Filter the lines below, copying only those with the string "this".
==========
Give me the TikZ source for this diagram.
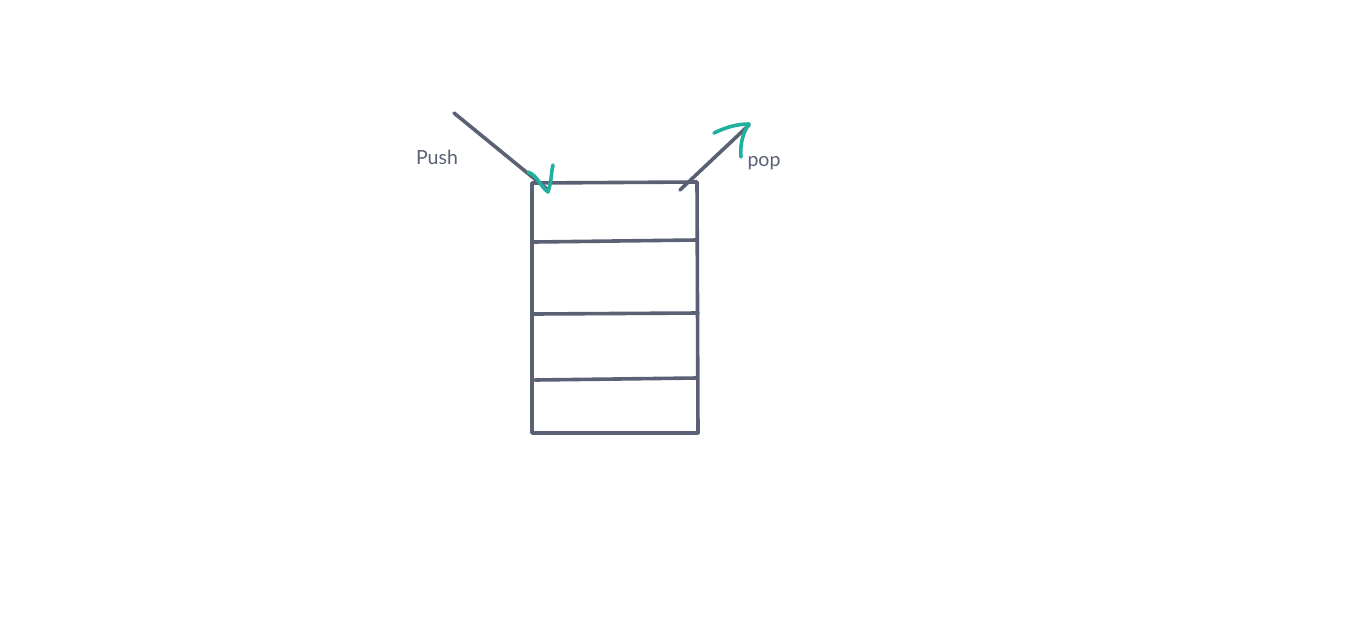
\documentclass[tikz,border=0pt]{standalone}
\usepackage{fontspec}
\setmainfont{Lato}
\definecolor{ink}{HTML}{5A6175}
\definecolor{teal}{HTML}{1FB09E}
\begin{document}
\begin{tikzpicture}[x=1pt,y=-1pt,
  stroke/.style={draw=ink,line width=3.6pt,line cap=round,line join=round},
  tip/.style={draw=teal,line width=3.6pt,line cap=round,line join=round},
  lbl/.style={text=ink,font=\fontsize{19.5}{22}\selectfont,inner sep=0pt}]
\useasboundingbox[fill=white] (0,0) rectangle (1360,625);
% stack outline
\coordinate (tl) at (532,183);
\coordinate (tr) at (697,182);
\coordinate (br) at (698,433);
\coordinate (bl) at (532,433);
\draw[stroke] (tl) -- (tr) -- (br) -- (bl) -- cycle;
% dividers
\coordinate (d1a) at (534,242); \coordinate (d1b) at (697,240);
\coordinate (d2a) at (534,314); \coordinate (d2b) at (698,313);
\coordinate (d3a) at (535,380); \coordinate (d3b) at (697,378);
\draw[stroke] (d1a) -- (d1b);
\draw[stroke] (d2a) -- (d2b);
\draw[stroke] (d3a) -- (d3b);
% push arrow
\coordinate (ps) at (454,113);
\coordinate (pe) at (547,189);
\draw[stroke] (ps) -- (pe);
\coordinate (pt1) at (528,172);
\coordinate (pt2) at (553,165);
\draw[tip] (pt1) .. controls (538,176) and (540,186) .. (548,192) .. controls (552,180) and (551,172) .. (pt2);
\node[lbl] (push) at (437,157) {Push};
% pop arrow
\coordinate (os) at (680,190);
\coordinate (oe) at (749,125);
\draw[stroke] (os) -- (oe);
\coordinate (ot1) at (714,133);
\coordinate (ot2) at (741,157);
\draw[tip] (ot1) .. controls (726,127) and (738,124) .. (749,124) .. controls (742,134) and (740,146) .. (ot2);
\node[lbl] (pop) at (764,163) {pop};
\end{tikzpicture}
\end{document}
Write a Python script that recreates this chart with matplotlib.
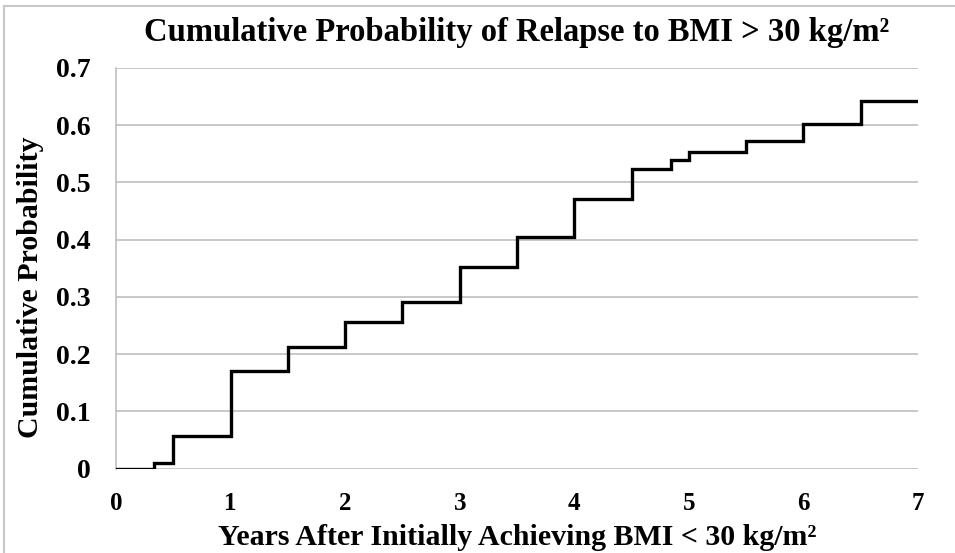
==========
— Answer —
Give me the TikZ source for this diagram.
Write a Python script that recreates this chart with matplotlib.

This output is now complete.